Like the Labor government before it, the Howard government has kept aged pensions deliberately low—about a quarter of average earnings—and applied stringent assets and income means tests to compel people to pay for their own retirement via superannuation and other investments.
According to the Combined Pensioners and Superannuants Association (CPSA), more than 600,000 age pensioners have an annual income of under or just over $14,000. “The age pension provides around $250 a week [$440 for couples] to pay for groceries, doctor’s bills and prescriptions, power, water, transport and accommodation costs, such as rent, council rates, home maintenance and replacement of furniture and whitegoods,” the CPSA stated in a pre-budget media release.
Figures released last month by the Westpac Bank and Association of Superannuation Funds of Australia (ASFA) estimated that a couple living comfortably in retirement required an annual income of $47,766, while those seeking a “modest” retirement lifestyle required $25,780.
A 2004 Westpac-ASFA survey found that only one in eight people aged 39 to 60 thought their current savings would be adequate to fund their retirement expectations. Seven in ten said compulsory superannuation payments were not enough to provide an adequate income. More were expecting to work in retirement, and 70 percent believed that governments needed to do more about the ageing population. “The number of people uncertain and worried about their future has grown significantly,” ASFA’s Philippa Smith commented.
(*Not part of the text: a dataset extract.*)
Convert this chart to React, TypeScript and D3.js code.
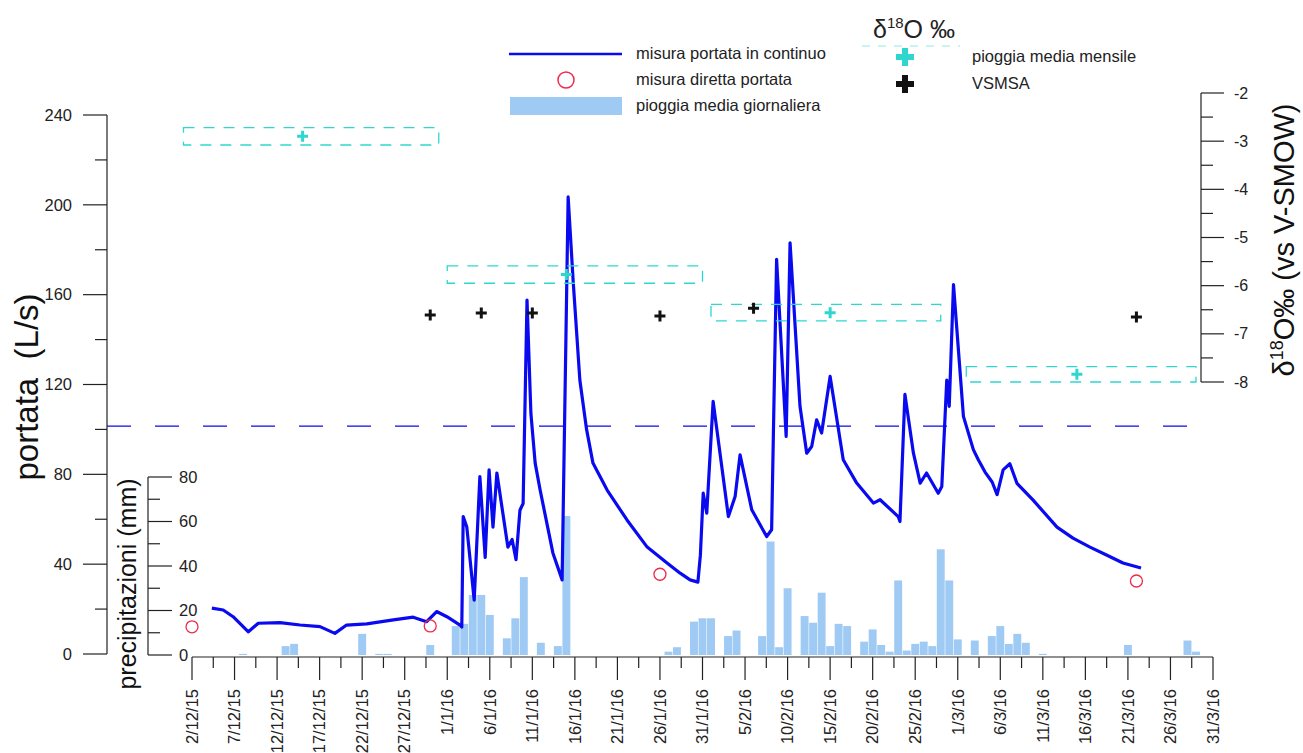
import React from "react";
import * as d3 from "d3";

const W = 1303;
const H = 753;
const FONT = "'Liberation Sans', Arial, Helvetica, sans-serif";

// continuous discharge record (L/s)
const flowTimes = [
  "2015-12-04T08", "2015-12-05T16", "2015-12-06T20", "2015-12-08T15", "2015-12-09T19",
  "2015-12-12T08", "2015-12-14T17", "2015-12-17T01", "2015-12-18T19", "2015-12-20T04",
  "2015-12-22T13", "2015-12-25T16", "2015-12-28T00", "2015-12-29T14", "2015-12-30T18",
  "2015-12-31T23", "2016-01-02T12", "2016-01-02T17", "2016-01-02T21", "2016-01-03T07",
  "2016-01-04T04", "2016-01-04T20", "2016-01-05T11", "2016-01-05T22", "2016-01-06T09",
  "2016-01-06T20", "2016-01-08T03", "2016-01-08T15", "2016-01-09T02", "2016-01-09T13",
  "2016-01-09T22", "2016-01-10T09", "2016-01-10T20", "2016-01-11T08", "2016-01-11T22",
  "2016-01-13T10", "2016-01-14T12", "2016-01-15T05", "2016-01-15T19", "2016-01-16T14",
  "2016-01-17T09", "2016-01-18T03", "2016-01-19T19", "2016-01-22T03", "2016-01-24T12",
  "2016-01-26T20", "2016-01-28T09", "2016-01-29T13", "2016-01-30T11", "2016-01-30T18",
  "2016-01-31T02", "2016-01-31T12", "2016-02-01T06", "2016-02-03T01", "2016-02-03T20",
  "2016-02-04T10", "2016-02-05T19", "2016-02-07T13", "2016-02-08T03", "2016-02-08T17",
  "2016-02-09T20", "2016-02-10T07", "2016-02-11T11", "2016-02-12T06", "2016-02-12T20",
  "2016-02-13T10", "2016-02-14T00", "2016-02-15T00", "2016-02-16T13", "2016-02-18T03",
  "2016-02-20T02", "2016-02-20T21", "2016-02-23T00", "2016-02-23T05", "2016-02-23T19",
  "2016-02-24T19", "2016-02-25T14", "2016-02-26T08", "2016-02-27T17", "2016-02-28T03",
  "2016-02-28T17", "2016-02-29T00", "2016-02-29T12", "2016-03-01T16", "2016-03-02T20",
  "2016-03-03T10", "2016-03-04T05", "2016-03-05T01", "2016-03-05T15", "2016-03-06T08",
  "2016-03-07T03", "2016-03-07T23", "2016-03-09T20", "2016-03-12T16", "2016-03-14T13",
  "2016-03-16T13", "2016-03-18T13", "2016-03-20T10", "2016-03-22T13",
];
const flowValues = [
  20.4, 19.6, 16.6, 9.9, 13.7,
  14, 12.9, 12.2, 9.2, 12.9,
  13.4, 15.2, 16.4, 14.4, 18.9,
  16.6, 12.9, 12, 61.2, 56.7,
  24, 79, 43, 82, 56.5,
  80.6, 47.6, 51, 42, 64,
  67, 157.6, 107, 85, 73,
  45, 33, 203.5, 166.5, 122,
  100, 85, 73, 59.7, 47.6,
  40.5, 36, 33, 32, 44,
  71.6, 62.7, 112.5, 61.2, 70.1,
  88.7, 64.2, 52.3, 55.3, 175.7,
  96.9, 183.1, 110.3, 89.4, 92.4,
  104.3, 98.4, 123.6, 86.5, 76.1,
  67.2, 68.7, 61.2, 59, 115.6,
  89.4, 76.1, 80.6, 71.6, 74.6,
  122, 110.3, 164.5, 105.8, 91,
  86.5, 81, 76.6, 71, 82,
  84.7, 76, 68.6, 56.5, 51.6,
  47.6, 44, 40.5, 38.3,
];

// direct discharge measurements (L/s)
const directDates = ["2015-12-02", "2015-12-30", "2016-01-26", "2016-03-22"];
const directValues = [12.1, 12.5, 35.5, 32.5];

// daily mean rainfall (mm)
const rainDates = [
  "2015-12-08", "2015-12-13", "2015-12-14", "2015-12-22", "2015-12-24", "2015-12-25",
  "2015-12-30", "2016-01-02", "2016-01-03", "2016-01-04", "2016-01-05", "2016-01-06",
  "2016-01-08", "2016-01-09", "2016-01-10", "2016-01-12", "2016-01-14", "2016-01-15",
  "2016-01-27", "2016-01-28", "2016-01-30", "2016-01-31", "2016-02-01", "2016-02-03",
  "2016-02-04", "2016-02-07", "2016-02-08", "2016-02-09", "2016-02-10", "2016-02-12",
  "2016-02-13", "2016-02-14", "2016-02-15", "2016-02-16", "2016-02-17", "2016-02-19",
  "2016-02-20", "2016-02-21", "2016-02-22", "2016-02-23", "2016-02-24", "2016-02-25",
  "2016-02-26", "2016-02-27", "2016-02-28", "2016-02-29", "2016-03-01", "2016-03-03",
  "2016-03-05", "2016-03-06", "2016-03-07", "2016-03-08", "2016-03-09", "2016-03-11",
  "2016-03-21", "2016-03-28", "2016-03-29",
];
const rainValues = [
  0.5, 4, 5, 9.5, 0.5, 0.5,
  4.5, 13, 14, 27, 27, 18,
  7.5, 16.5, 35, 5.5, 4, 62.5,
  1.5, 3.5, 15, 16.5, 16.5, 8.5,
  11, 8.5, 51, 3.5, 30, 17.5,
  14.5, 28, 4, 14, 13, 6,
  11.5, 4.5, 1.5, 33.5, 2, 5,
  6, 4, 47.5, 33.5, 7, 6.5,
  8.5, 13, 5, 9.5, 5.5, 0.5,
  4.5, 6.5, 1.5,
];

// monthly rain d18O (per mil)
const rainMonthStart = ["2015-12-01", "2016-01-01", "2016-02-01", "2016-03-02"];
const rainMonthEnd = ["2015-12-31", "2016-01-31", "2016-02-28", "2016-03-29"];
const rainMonthMid = ["2015-12-15", "2016-01-15", "2016-02-15", "2016-03-15"];
const rainD18O = [-2.9, -5.77, -6.56, -7.84];
const rainD18OErr = [0.18, 0.18, 0.17, 0.16];

// spring water d18O (per mil)
const springDates = ["2015-12-30", "2016-01-05", "2016-01-11", "2016-01-26", "2016-02-06", "2016-03-22"];
const springD18O = [-6.61, -6.57, -6.57, -6.63, -6.47, -6.65];

const refFlow = 101.5;

const parseT = d3.utcParse("%Y-%m-%dT%H");
const parseD = d3.utcParse("%Y-%m-%d");
const fmt = d3.utcFormat("%-d/%-m/%y");

const t0 = parseD("2015-12-02")!;
const t1 = parseD("2016-03-31")!;

const x = d3.scaleUtc().domain([t0, t1]).range([192, 1213]);
const yQ = d3.scaleLinear().domain([0, 240]).range([654, 115]);
const yP = d3.scaleLinear().domain([0, 80]).range([655, 477]);
const yD = d3.scaleLinear().domain([-8, -2]).range([382, 93]);

const BLUE = "#0a0af0";
const CYAN = "#2fd6d0";
const RAIN = "#9ecaf4";
const RED = "#ee2a4a";

const cross = (cx: number, cy: number, s: number) =>
  `M${cx - s},${cy}H${cx + s}M${cx},${cy - s}V${cy + s}`;

const flowPts = flowTimes.map((t, i) => [parseT(t)!, flowValues[i]] as [Date, number]);
const flowLine = d3
  .line<[Date, number]>()
  .x((d) => x(d[0]))
  .y((d) => yQ(d[1]));

export default function App() {
  const dayW = x(d3.utcDay.offset(t0, 1)) - x(t0);
  const xTicks = d3.range(0, 121, 2.5).map((d) => d3.utcHour.offset(t0, d * 24));

  return (
    <div style={{ position: "absolute", left: 0, top: 0 }}>
      <svg width={W} height={H} style={{ display: "block", background: "#fff", fontFamily: FONT }}>
        {/* rain bars */}
        {rainDates.map((d, i) => {
          const cx = x(parseD(d)!);
          return (
            <rect
              key={d}
              x={cx - dayW / 2 + 0.3}
              y={yP(rainValues[i])}
              width={dayW - 0.6}
              height={yP(0) - yP(rainValues[i])}
              fill={RAIN}
            />
          );
        })}

        {/* reference discharge */}
        <line x1={107} x2={1192} y1={yQ(refFlow)} y2={yQ(refFlow)} stroke={BLUE} strokeWidth={1.2} strokeDasharray="24 24" />

        {/* discharge */}
        <path d={flowLine(flowPts) ?? ""} fill="none" stroke={BLUE} strokeWidth={3.2} strokeLinejoin="round" />

        {directDates.map((d, i) => (
          <circle key={d} cx={x(parseD(d)!)} cy={yQ(directValues[i])} r={6} fill="none" stroke={RED} strokeWidth={1.3} />
        ))}

        {/* monthly rain isotope boxes */}
        {rainD18O.map((v, i) => {
          const xa = x(parseD(rainMonthStart[i])!);
          const xb = x(parseD(rainMonthEnd[i])!);
          return (
            <g key={i}>
              <rect
                x={xa}
                y={yD(v + rainD18OErr[i])}
                width={xb - xa}
                height={yD(v - rainD18OErr[i]) - yD(v + rainD18OErr[i])}
                fill="none"
                stroke={CYAN}
                strokeWidth={1.3}
                strokeDasharray="11 9"
              />
              <path d={cross(x(parseD(rainMonthMid[i])!), yD(v), 5.5)} stroke={CYAN} strokeWidth={3} />
            </g>
          );
        })}

        {springDates.map((d, i) => (
          <path key={d} d={cross(x(parseD(d)!), yD(springD18O[i]), 5.5)} stroke="#111" strokeWidth={3} />
        ))}

        {/* left axis */}
        <g stroke="#222" strokeWidth={1.2}>
          <line x1={107} x2={107} y1={yQ(0)} y2={yQ(240)} />
          {d3.range(0, 241, 20).map((v) => (
            <line key={v} x1={v % 40 === 0 ? 83 : 95} x2={107} y1={yQ(v)} y2={yQ(v)} />
          ))}
        </g>
        {d3.range(0, 241, 40).map((v) => (
          <text key={v} x={72} y={yQ(v)} dy="0.35em" textAnchor="end" fontSize={16.5} fill="#222">
            {v}
          </text>
        ))}
        <text transform="translate(38,387) rotate(-90)" textAnchor="middle" fontSize={33} fill="#111" style={{ whiteSpace: "pre" }}>
          {"portata  (L/s)"}
        </text>

        {/* rain axis */}
        <g stroke="#222" strokeWidth={1.2}>
          <line x1={148} x2={148} y1={yP(0)} y2={yP(80)} />
          {d3.range(0, 81, 10).map((v) => (
            <line key={v} x1={148} x2={v % 20 === 0 ? 172 : 160} y1={yP(v)} y2={yP(v)} />
          ))}
        </g>
        {d3.range(0, 81, 20).map((v) => (
          <text key={v} x={179} y={yP(v)} dy="0.35em" fontSize={16.5} fill="#222">
            {v}
          </text>
        ))}
        <text transform="translate(136,584) rotate(-90)" textAnchor="middle" fontSize={25} fill="#111">
          precipitazioni (mm)
        </text>

        {/* right axis */}
        <g stroke="#222" strokeWidth={1.2}>
          <line x1={1201} x2={1201} y1={yD(-8)} y2={yD(-2)} />
          {d3.range(-8, -1.9, 0.5).map((v) => (
            <line key={v} x1={1201} x2={Number.isInteger(v) ? 1224 : 1213} y1={yD(v)} y2={yD(v)} />
          ))}
        </g>
        {d3.range(-8, -1.9, 1).map((v) => (
          <text key={v} x={1234} y={yD(v)} dy="0.35em" fontSize={16} fill="#222">
            {v}
          </text>
        ))}
        <text transform="translate(1294,240) rotate(-90)" textAnchor="middle" fontSize={29} fill="#111">
          δ<tspan fontSize={18} dy={-11}>18</tspan>
          <tspan dy={11}>O‰ (vs V-SMOW)</tspan>
        </text>

        {/* time axis */}
        <g stroke="#222" strokeWidth={1.2}>
          <line x1={x(t0)} x2={x(t1)} y1={657} y2={657} />
          {xTicks.map((t, i) => (
            <line key={i} x1={x(t)} x2={x(t)} y1={657} y2={i % 2 === 0 ? 680 : 668} />
          ))}
        </g>
        {xTicks
          .filter((_, i) => i % 2 === 0)
          .map((t, i) => (
            <text key={i} transform={`translate(${x(t)},689) rotate(-90)`} dy="0.35em" textAnchor="end" fontSize={16.5} fill="#222">
              {fmt(t)}
            </text>
          ))}

        {/* legend */}
        <line x1={509} x2={622} y1={54} y2={54} stroke={BLUE} strokeWidth={2.5} />
        <text x={636} y={59} fontSize={16.5} fill="#222">misura portata in continuo</text>
        <circle cx={566} cy={80} r={8} fill="none" stroke={RED} strokeWidth={1.5} />
        <text x={636} y={85} fontSize={16.5} fill="#222">misura diretta portata</text>
        <rect x={510} y={97} width={112} height={18} fill={RAIN} />
        <text x={636} y={111} fontSize={16.5} fill="#222">pioggia media giornaliera</text>

        <text x={873} y={38} fontSize={25} fill="#222">
          δ<tspan fontSize={15} dy={-10}>18</tspan>
          <tspan dy={10}>O ‰</tspan>
        </text>
        <line x1={862} x2={960} y1={46} y2={46} stroke={CYAN} strokeWidth={1} strokeDasharray="8 8" opacity={0.5} />
        <path d={cross(905, 57, 9)} stroke={CYAN} strokeWidth={6} />
        <text x={972} y={62} fontSize={16.5} fill="#222">pioggia media mensile</text>
        <path d={cross(905, 84, 9)} stroke="#111" strokeWidth={6} />
        <text x={972} y={89} fontSize={16.5} fill="#222">VSMSA</text>
      </svg>
    </div>
  );
}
It is precisely these fears and concerns, fuelled by government policy, that have increasingly exposed retirees to the anarchy of the property and financial markets. Various media outlets have expressed nervousness about the resulting social polarisation and disaffection. The Age editorial, for example, concluded: “An ageing population means the numbers at risk of losing their retirement savings will increase. Thousands of investors already have every right to feel the system has failed them.”